[START OF Raw data]

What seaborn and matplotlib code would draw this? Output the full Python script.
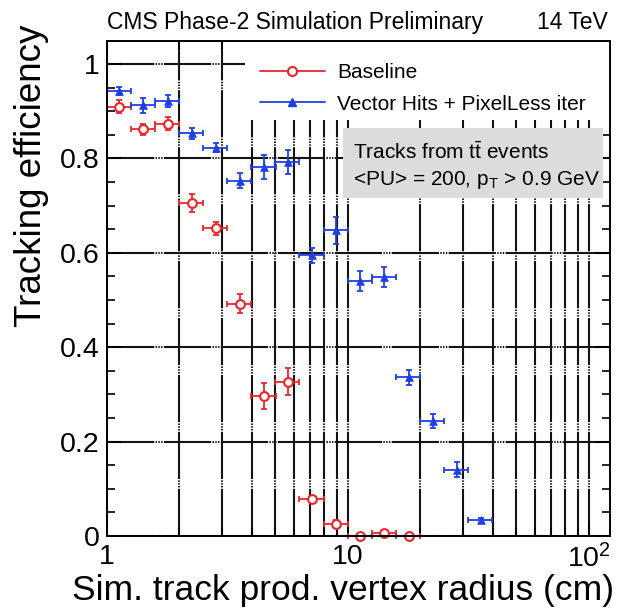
import numpy as np
import pandas as pd
import matplotlib
matplotlib.use("Agg")
import matplotlib.pyplot as plt
import seaborn as sns
from matplotlib.lines import Line2D
from matplotlib.patches import Rectangle
from matplotlib.ticker import FixedLocator, FixedFormatter, MultipleLocator, NullFormatter

# ---- data ----
radius = [1.13, 1.42, 1.79, 2.25, 2.84, 3.57, 4.50, 5.66, 7.13, 8.97,
          11.3, 14.2, 17.9, 22.5, 28.4, 35.7]
radius_err = [0.13, 0.16, 0.21, 0.26, 0.33, 0.41, 0.52, 0.65, 0.82, 1.03,
              1.30, 1.63, 2.05, 2.58, 3.25, 4.10]
baseline_eff = [0.910, 0.862, 0.874, 0.705, 0.652, 0.492, 0.297, 0.327, 0.078,
                0.025, 0.0, 0.007, 0.0]
baseline_err = [0.013, 0.012, 0.013, 0.019, 0.014, 0.020, 0.027, 0.028, 0.007,
                0.008, 0.003, 0.004, 0.003]
vector_eff = [0.943, 0.913, 0.922, 0.853, 0.823, 0.753, 0.782, 0.792, 0.595,
              0.648, 0.541, 0.549, 0.336, 0.244, 0.140, 0.033]
vector_err = [0.008, 0.016, 0.013, 0.012, 0.010, 0.016, 0.025, 0.025, 0.016,
              0.029, 0.021, 0.021, 0.016, 0.015, 0.016, 0.005]
x_tick_values = [1, 10, 100]
x_tick_labels = ["1", "10", r"$\mathregular{10^2}$"]
y_tick_values = [0, 0.2, 0.4, 0.6, 0.8, 1]
y_tick_labels = ["0", "0.2", "0.4", "0.6", "0.8", "1"]
series_names = ["Baseline", "Vector Hits + PixelLess iter"]

RED = "#e8262c"
BLUE = "#1f3fe6"

sns.set_theme(style="ticks")
plt.rcParams["font.family"] = ["Liberation Sans", "DejaVu Sans"]
plt.rcParams["mathtext.fontset"] = "custom"
plt.rcParams["mathtext.rm"] = "Liberation Sans"
plt.rcParams["mathtext.it"] = "Liberation Sans:italic"
plt.rcParams["lines.scale_dashes"] = False
for k in ("text.color", "axes.labelcolor", "xtick.color", "ytick.color",
          "xtick.labelcolor", "ytick.labelcolor"):
    plt.rcParams[k] = "black"

n_b = len(baseline_eff)
df_b = pd.DataFrame({"r": radius[:n_b], "rerr": radius_err[:n_b],
                     "eff": baseline_eff, "err": baseline_err,
                     "series": series_names[0]})
df_v = pd.DataFrame({"r": radius, "rerr": radius_err,
                     "eff": vector_eff, "err": vector_err,
                     "series": series_names[1]})

fig = plt.figure(figsize=(6.25, 6.08), dpi=100)
ax = fig.add_axes([0.1707, 0.1184, 0.8053, 0.8142])

ax.set_xscale("log")
ax.set_xlim(1, 122.6)
ax.set_ylim(0, 1.049)

# grid (ROOT-like dashed black lines)
ax.set_axisbelow(True)
grid_ls = (0, (34, 1.0, 1.0, 1.0, 1.0, 1.0, 1.0, 1.0))
ax.grid(True, which="both", axis="x", color="#141414", lw=1.5, ls=grid_ls)
ax.grid(True, which="major", axis="y", color="#141414", lw=1.5, ls=grid_ls)

# white legend area and gray info box (cover grid)
ax.add_patch(Rectangle((0.275, 0.840), 0.725, 0.160, transform=ax.transAxes,
                       facecolor="white", edgecolor="none", zorder=1.5))
ax.add_patch(Rectangle((0.4695, 0.683), 0.5165, 0.141, transform=ax.transAxes,
                       facecolor="#dcdcdc", edgecolor="none", zorder=1.5))

# error bars
for d, c in [(df_b, RED), (df_v, BLUE)]:
    ax.errorbar(d["r"], d["eff"], xerr=d["rerr"], yerr=d["err"], fmt="none",
                ecolor=c, elinewidth=1.3, capsize=2.2, capthick=1.3,
                zorder=3, clip_on=False)

sns.scatterplot(data=df_b, x="r", y="eff", ax=ax, marker="o", s=40,
                facecolor="white", edgecolor=RED, linewidth=1.5, zorder=4,
                clip_on=False, legend=False)
sns.scatterplot(data=df_v, x="r", y="eff", ax=ax, marker="^", s=30,
                color=BLUE, edgecolor=BLUE, linewidth=0.6, zorder=4,
                clip_on=False, legend=False)

ax.set_xlabel("")
ax.set_ylabel("")

# ticks
ax.xaxis.set_major_locator(FixedLocator(x_tick_values))
ax.xaxis.set_major_formatter(FixedFormatter(x_tick_labels))
minor_x = [k * 10 ** e for e in (0, 1) for k in range(2, 10)]
ax.xaxis.set_minor_locator(FixedLocator(minor_x))
ax.xaxis.set_minor_formatter(NullFormatter())
ax.yaxis.set_major_locator(FixedLocator(y_tick_values))
ax.yaxis.set_major_formatter(FixedFormatter(y_tick_labels))
ax.yaxis.set_minor_locator(MultipleLocator(0.05))
ax.tick_params(which="both", direction="in", top=True, right=True,
               color="black", width=1.2)
ax.tick_params(which="major", length=11, labelsize=20.5)
ax.tick_params(which="minor", length=6)
ax.tick_params(axis="y", which="major", pad=5)
ax.tick_params(axis="x", which="major", pad=6)
for s in ax.spines.values():
    s.set_linewidth(1.4)
    s.set_color("black")
    s.set_zorder(5)

# legend
handles = [
    Line2D([], [], color=RED, lw=1.3, marker="o", ms=6.5, mfc="white",
           mec=RED, mew=1.5),
    Line2D([], [], color=BLUE, lw=1.3, marker="^", ms=5.5, mfc=BLUE, mec=BLUE),
]
leg = ax.legend(handles, series_names, loc="upper left",
                bbox_to_anchor=(0.3046, 0.955), frameon=False, fontsize=15,
                handlelength=3.1, handletextpad=0.6, labelspacing=0.6,
                borderpad=0, borderaxespad=0)
leg.set_zorder(6)

# info box text
ax.text(0.4893, 0.776, r"Tracks from $\mathregular{t\bar{t}}$ events",
        transform=ax.transAxes, fontsize=15, va="center", ha="left", zorder=6)
ax.text(0.4893, 0.720, r"<PU> = 200, $\mathregular{p_T}$ > 0.9 GeV",
        transform=ax.transAxes, fontsize=15, va="center", ha="left", zorder=6)

# header
fig.text(0.171, 0.9638, "CMS Phase-2 Simulation Preliminary", fontsize=16.5,
         ha="left", va="center")
fig.text(0.973, 0.9638, "14 TeV", fontsize=16.5, ha="right", va="center")

# axis titles
fig.text(0.0512, 0.959, "Tracking efficiency", rotation=90, fontsize=26.5,
         ha="center", va="top")
fig.text(0.982, 0.0125, "Sim. track prod. vertex radius (cm)", fontsize=25.5,
         ha="right", va="baseline")

fig.savefig("out.png", dpi=100)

[END OF Raw data]

• _The exercise_:
From the first line above through the line containing "from matplotlib.ticker import", copy everything exactly, without the pictures.

• _Exercise response_:
What seaborn and matplotlib code would draw this? Output the full Python script.
import numpy as np
import pandas as pd
import matplotlib
matplotlib.use("Agg")
import matplotlib.pyplot as plt
import seaborn as sns
from matplotlib.lines import Line2D
from matplotlib.patches import Rectangle
from matplotlib.ticker import FixedLocator, FixedFormatter, MultipleLocator, NullFormatter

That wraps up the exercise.